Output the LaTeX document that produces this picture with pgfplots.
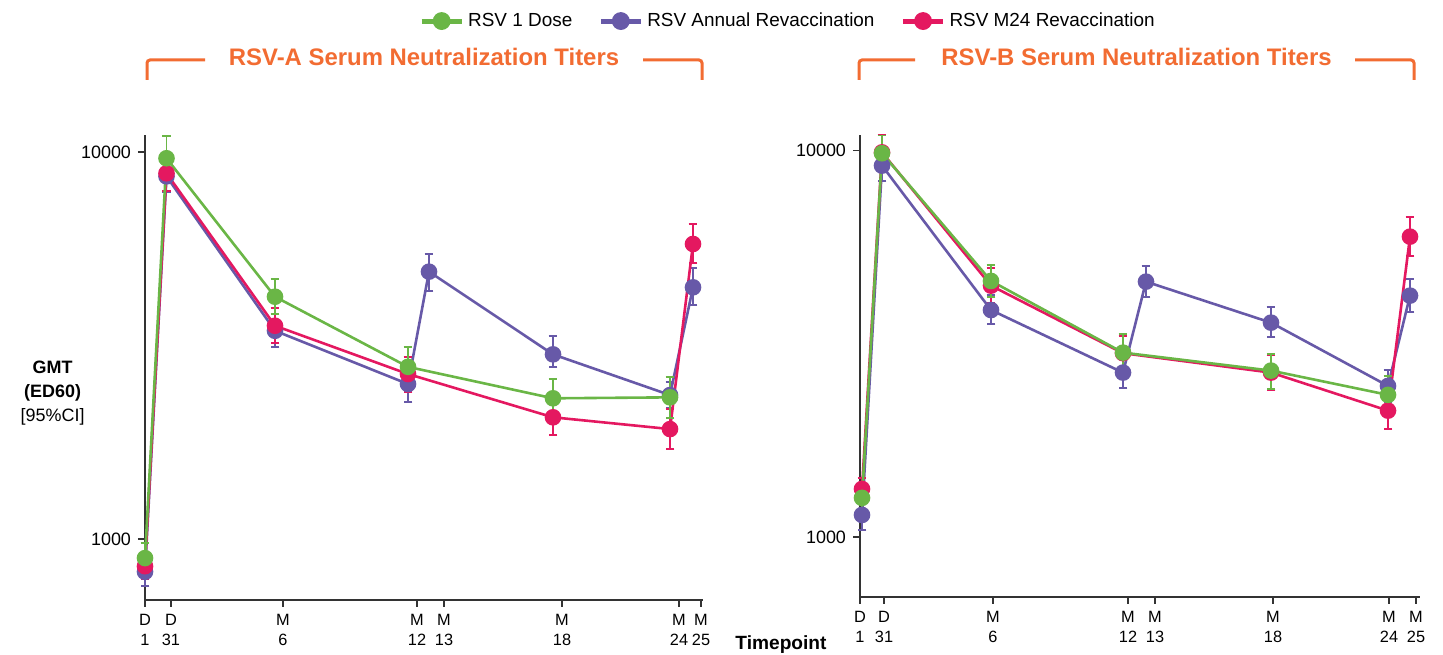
\documentclass[border=0pt]{standalone}
\usepackage{pgfplots}
\usepackage{pgfplotstable}
\pgfplotsset{compat=1.18}
\usepackage{fontspec}
\setmainfont{Liberation Sans}
\definecolor{gr}{HTML}{6AB646}
\definecolor{pu}{HTML}{6759A8}
\definecolor{rd}{HTML}{E41860}
\definecolor{orng}{HTML}{F26C32}
\definecolor{axc}{HTML}{333333}

\pgfplotstableread{
x y ep em
0 893 84 86
21.5 9632 1367 1197
130 4227 463 417
263 2785 343 305
408 2310 281 250
525 2323 304 268
}\lgreen
\pgfplotstableread{
x y ep em
0 823 73 67
21.5 8650 850 750
130 3452 358 324
263 2515 279 251
284 4906 545 525
408 3000 346 220
525 2355 190 175
548 4470 536 446
}\lpurple
\pgfplotstableread{
x y ep em
0 851 66 61
21.5 8810 980 884
130 3557 388 341
263 2669 289 276
408 2063 227 206
525 1924 246 218
548 5785 731 628
}\lred
\pgfplotstableread{
x y ep em
2 1262 88 82
22 9847 1093 987
131 4599 460 419
263 3000 354 320
411 2695 277 283
528 2332 279 252
}\rgreen
\pgfplotstableread{
x y ep em
2 1140 107 98
22 9146 854 784
131 3868 359 315
263 2663 249 228
286 4580 450 406
411 3587 345 298
528 2460 246 224
550 4214 431 384
}\rpurple
\pgfplotstableread{
x y ep em
2 1331 89 81
22 9900 1060 950
131 4472 490 430
263 2990 321 290
411 2663 287 261
528 2123 249 223
550 5989 733 650
}\rred

\begin{document}
\begin{tikzpicture}
\path[use as bounding box] (0,0) rectangle (721.5bp,327.5bp);

\begin{axis}[at={(72.5bp,27.5bp)}, anchor=south west,
  scale only axis, width=279bp, height=232.5bp,
  ymode=log, xmin=0, xmax=558, ymin=696, ymax=11063,
  axis x line=bottom, axis y line=left, axis line style={-, draw=axc, line width=0.8bp},
  ytick={1000,10000}, yticklabels={1000,10000}, minor tick length=0pt,
  major tick style={draw=axc, line width=0.8bp}, tick align=outside, major tick length=3.5bp,
  yticklabel style={font=\fontsize{9}{10}\selectfont},
  xticklabel style={font=\fontsize{8.2}{10.2}\selectfont, align=center},
  xtick={0,26,138,272,299,417,534,556},
  xticklabels={{D\\1},{D\\31},{M\\6},{M\\12},{M\\13},{M\\18},{M\\24},{M\\25}},
  clip=false,
  legend columns=3,
  legend image code/.code={\draw[mark repeat=2,mark phase=2,#1] plot coordinates {(0bp,0bp) (10bp,0bp) (20bp,0bp)};},
  legend style={at={(1.154,1.245)}, anchor=center, draw=none, fill=none,
    font=\fontsize{9.5}{11}\selectfont,
    /tikz/every even column/.append style={column sep=11bp}},
]
\addplot[color=pu, line width=1.3bp, mark=*, mark size=3.5bp, forget plot,
  error bars/.cd, y dir=both, y explicit,
  error bar style={line width=0.9bp}, error mark options={rotate=90,mark size=2.2bp,line width=0.9bp}]
  table[x=x,y=y,y error plus=ep,y error minus=em] {\lpurple};
\addplot[color=rd, line width=1.3bp, mark=*, mark size=3.5bp, forget plot,
  error bars/.cd, y dir=both, y explicit,
  error bar style={line width=0.9bp}, error mark options={rotate=90,mark size=2.2bp,line width=0.9bp}]
  table[x=x,y=y,y error plus=ep,y error minus=em] {\lred};
\addplot[color=gr, line width=1.3bp, mark=*, mark size=3.5bp, forget plot,
  error bars/.cd, y dir=both, y explicit,
  error bar style={line width=0.9bp}, error mark options={rotate=90,mark size=2.2bp,line width=0.9bp}]
  table[x=x,y=y,y error plus=ep,y error minus=em] {\lgreen};
\addlegendimage{color=gr, line width=2.5bp, mark=*, mark size=3.2bp}
\addlegendentry{RSV 1 Dose}
\addlegendimage{color=pu, line width=2.5bp, mark=*, mark size=3.2bp}
\addlegendentry{RSV Annual Revaccination}
\addlegendimage{color=rd, line width=2.5bp, mark=*, mark size=3.2bp}
\addlegendentry{RSV M24 Revaccination}
\end{axis}

\begin{axis}[at={(430bp,29bp)}, anchor=south west,
  scale only axis, width=280bp, height=231bp,
  ymode=log, xmin=0, xmax=560, ymin=699, ymax=10980,
  axis x line=bottom, axis y line=left, axis line style={-, draw=axc, line width=0.8bp},
  ytick={1000,10000}, yticklabels={1000,10000}, minor tick length=0pt,
  major tick style={draw=axc, line width=0.8bp}, tick align=outside, major tick length=3.5bp,
  yticklabel style={font=\fontsize{9}{10}\selectfont},
  xticklabel style={font=\fontsize{8.2}{10.2}\selectfont, align=center},
  xtick={0,24,133,268,295,413,529,556},
  xticklabels={{D\\1},{D\\31},{M\\6},{M\\12},{M\\13},{M\\18},{M\\24},{M\\25}},
  clip=false,
]
\addplot[color=pu, line width=1.3bp, mark=*, mark size=3.5bp,
  error bars/.cd, y dir=both, y explicit,
  error bar style={line width=0.9bp}, error mark options={rotate=90,mark size=2.2bp,line width=0.9bp}]
  table[x=x,y=y,y error plus=ep,y error minus=em] {\rpurple};
\addplot[color=rd, line width=1.3bp, mark=*, mark size=3.5bp,
  error bars/.cd, y dir=both, y explicit,
  error bar style={line width=0.9bp}, error mark options={rotate=90,mark size=2.2bp,line width=0.9bp}]
  table[x=x,y=y,y error plus=ep,y error minus=em] {\rred};
\addplot[color=gr, line width=1.3bp, mark=*, mark size=3.5bp,
  error bars/.cd, y dir=both, y explicit,
  error bar style={line width=0.9bp}, error mark options={rotate=90,mark size=2.2bp,line width=0.9bp}]
  table[x=x,y=y,y error plus=ep,y error minus=em] {\rgreen};
\end{axis}

\node[align=center, font=\fontsize{9}{12}\selectfont] at (26.3bp,131bp)
  {\textbf{GMT}\\\textbf{(ED60)}\\{[}95\%CI{]}};
\node[font=\bfseries\fontsize{9.6}{11}\selectfont] at (390.5bp,5bp) {Timepoint};

\node[font=\bfseries\fontsize{12}{14}\selectfont, text=orng] at (212bp,299bp) {RSV-A Serum Neutralization Titers};
\node[font=\bfseries\fontsize{12}{14}\selectfont, text=orng] at (568.25bp,299bp) {RSV-B Serum Neutralization Titers};
\draw[orng, line width=1.5bp, rounded corners=1.5bp] (73.5bp,287.5bp) -- (73.5bp,297.5bp) -- (102.5bp,297.5bp);
\draw[orng, line width=1.5bp, rounded corners=1.5bp] (321.5bp,297.5bp) -- (351bp,297.5bp) -- (351bp,287.5bp);
\draw[orng, line width=1.5bp, rounded corners=1.5bp] (429.5bp,287.5bp) -- (429.5bp,297.5bp) -- (457.5bp,297.5bp);
\draw[orng, line width=1.5bp, rounded corners=1.5bp] (677.5bp,297.5bp) -- (707bp,297.5bp) -- (707bp,287.5bp);
\end{tikzpicture}
\end{document}
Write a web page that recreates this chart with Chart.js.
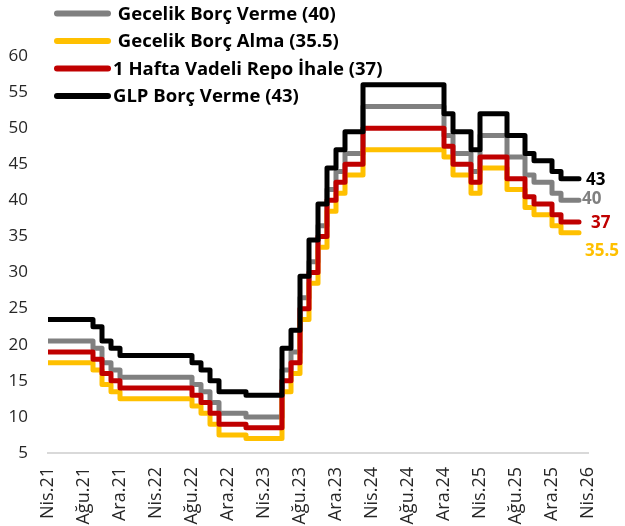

**Exercise objective**
Copy the listing over exactly, skipping the pictures it holds.

**Answer**
Output the LaTeX document that produces this picture with pgfplots.
\documentclass[border=0pt]{standalone}
\usepackage{pgfplots}
\usepackage{pgfplotstable}
\pgfplotsset{compat=1.18}
\usepackage{fontspec}
\setmainfont{Liberation Sans}
\definecolor{gr}{HTML}{6AB646}
\definecolor{pu}{HTML}{6759A8}
\definecolor{rd}{HTML}{E41860}
\definecolor{orng}{HTML}{F26C32}
\definecolor{axc}{HTML}{333333}

\pgfplotstableread{
x y ep em
0 893 84 86
21.5 9632 1367 1197
130 4227 463 417
263 2785 343 305
408 2310 281 250
525 2323 304 268
}\lgreen
\pgfplotstableread{
x y ep em
0 823 73 67
21.5 8650 850 750
130 3452 358 324
263 2515 279 251
284 4906 545 525
408 3000 346 220
525 2355 190 175
548 4470 536 446
}\lpurple
\pgfplotstableread{
x y ep em
0 851 66 61
21.5 8810 980 884
130 3557 388 341
263 2669 289 276
408 2063 227 206
525 1924 246 218
548 5785 731 628
}\lred
\pgfplotstableread{
x y ep em
2 1262 88 82
22 9847 1093 987
131 4599 460 419
263 3000 354 320
411 2695 277 283
528 2332 279 252
}\rgreen
\pgfplotstableread{
x y ep em
2 1140 107 98
22 9146 854 784
131 3868 359 315
263 2663 249 228
286 4580 450 406
411 3587 345 298
528 2460 246 224
550 4214 431 384
}\rpurple
\pgfplotstableread{
x y ep em
2 1331 89 81
22 9900 1060 950
131 4472 490 430
263 2990 321 290
411 2663 287 261
528 2123 249 223
550 5989 733 650
}\rred

\begin{document}
\begin{tikzpicture}
\path[use as bounding box] (0,0) rectangle (721.5bp,327.5bp);

\begin{axis}[at={(72.5bp,27.5bp)}, anchor=south west,
  scale only axis, width=279bp, height=232.5bp,
  ymode=log, xmin=0, xmax=558, ymin=696, ymax=11063,
  axis x line=bottom, axis y line=left, axis line style={-, draw=axc, line width=0.8bp},
  ytick={1000,10000}, yticklabels={1000,10000}, minor tick length=0pt,
  major tick style={draw=axc, line width=0.8bp}, tick align=outside, major tick length=3.5bp,
  yticklabel style={font=\fontsize{9}{10}\selectfont},
  xticklabel style={font=\fontsize{8.2}{10.2}\selectfont, align=center},
  xtick={0,26,138,272,299,417,534,556},
  xticklabels={{D\\1},{D\\31},{M\\6},{M\\12},{M\\13},{M\\18},{M\\24},{M\\25}},
  clip=false,
  legend columns=3,
  legend image code/.code={\draw[mark repeat=2,mark phase=2,#1] plot coordinates {(0bp,0bp) (10bp,0bp) (20bp,0bp)};},
  legend style={at={(1.154,1.245)}, anchor=center, draw=none, fill=none,
    font=\fontsize{9.5}{11}\selectfont,
    /tikz/every even column/.append style={column sep=11bp}},
]
\addplot[color=pu, line width=1.3bp, mark=*, mark size=3.5bp, forget plot,
  error bars/.cd, y dir=both, y explicit,
  error bar style={line width=0.9bp}, error mark options={rotate=90,mark size=2.2bp,line width=0.9bp}]
  table[x=x,y=y,y error plus=ep,y error minus=em] {\lpurple};
\addplot[color=rd, line width=1.3bp, mark=*, mark size=3.5bp, forget plot,
  error bars/.cd, y dir=both, y explicit,
  error bar style={line width=0.9bp}, error mark options={rotate=90,mark size=2.2bp,line width=0.9bp}]
  table[x=x,y=y,y error plus=ep,y error minus=em] {\lred};
\addplot[color=gr, line width=1.3bp, mark=*, mark size=3.5bp, forget plot,
  error bars/.cd, y dir=both, y explicit,
  error bar style={line width=0.9bp}, error mark options={rotate=90,mark size=2.2bp,line width=0.9bp}]
  table[x=x,y=y,y error plus=ep,y error minus=em] {\lgreen};
\addlegendimage{color=gr, line width=2.5bp, mark=*, mark size=3.2bp}
\addlegendentry{RSV 1 Dose}
\addlegendimage{color=pu, line width=2.5bp, mark=*, mark size=3.2bp}
\addlegendentry{RSV Annual Revaccination}
\addlegendimage{color=rd, line width=2.5bp, mark=*, mark size=3.2bp}
\addlegendentry{RSV M24 Revaccination}
\end{axis}

\begin{axis}[at={(430bp,29bp)}, anchor=south west,
  scale only axis, width=280bp, height=231bp,
  ymode=log, xmin=0, xmax=560, ymin=699, ymax=10980,
  axis x line=bottom, axis y line=left, axis line style={-, draw=axc, line width=0.8bp},
  ytick={1000,10000}, yticklabels={1000,10000}, minor tick length=0pt,
  major tick style={draw=axc, line width=0.8bp}, tick align=outside, major tick length=3.5bp,
  yticklabel style={font=\fontsize{9}{10}\selectfont},
  xticklabel style={font=\fontsize{8.2}{10.2}\selectfont, align=center},
  xtick={0,24,133,268,295,413,529,556},
  xticklabels={{D\\1},{D\\31},{M\\6},{M\\12},{M\\13},{M\\18},{M\\24},{M\\25}},
  clip=false,
]
\addplot[color=pu, line width=1.3bp, mark=*, mark size=3.5bp,
  error bars/.cd, y dir=both, y explicit,
  error bar style={line width=0.9bp}, error mark options={rotate=90,mark size=2.2bp,line width=0.9bp}]
  table[x=x,y=y,y error plus=ep,y error minus=em] {\rpurple};
\addplot[color=rd, line width=1.3bp, mark=*, mark size=3.5bp,
  error bars/.cd, y dir=both, y explicit,
  error bar style={line width=0.9bp}, error mark options={rotate=90,mark size=2.2bp,line width=0.9bp}]
  table[x=x,y=y,y error plus=ep,y error minus=em] {\rred};
\addplot[color=gr, line width=1.3bp, mark=*, mark size=3.5bp,
  error bars/.cd, y dir=both, y explicit,
  error bar style={line width=0.9bp}, error mark options={rotate=90,mark size=2.2bp,line width=0.9bp}]
  table[x=x,y=y,y error plus=ep,y error minus=em] {\rgreen};
\end{axis}

\node[align=center, font=\fontsize{9}{12}\selectfont] at (26.3bp,131bp)
  {\textbf{GMT}\\\textbf{(ED60)}\\{[}95\%CI{]}};
\node[font=\bfseries\fontsize{9.6}{11}\selectfont] at (390.5bp,5bp) {Timepoint};

\node[font=\bfseries\fontsize{12}{14}\selectfont, text=orng] at (212bp,299bp) {RSV-A Serum Neutralization Titers};
\node[font=\bfseries\fontsize{12}{14}\selectfont, text=orng] at (568.25bp,299bp) {RSV-B Serum Neutralization Titers};
\draw[orng, line width=1.5bp, rounded corners=1.5bp] (73.5bp,287.5bp) -- (73.5bp,297.5bp) -- (102.5bp,297.5bp);
\draw[orng, line width=1.5bp, rounded corners=1.5bp] (321.5bp,297.5bp) -- (351bp,297.5bp) -- (351bp,287.5bp);
\draw[orng, line width=1.5bp, rounded corners=1.5bp] (429.5bp,287.5bp) -- (429.5bp,297.5bp) -- (457.5bp,297.5bp);
\draw[orng, line width=1.5bp, rounded corners=1.5bp] (677.5bp,297.5bp) -- (707bp,297.5bp) -- (707bp,287.5bp);
\end{tikzpicture}
\end{document}
Write a web page that recreates this chart with Chart.js.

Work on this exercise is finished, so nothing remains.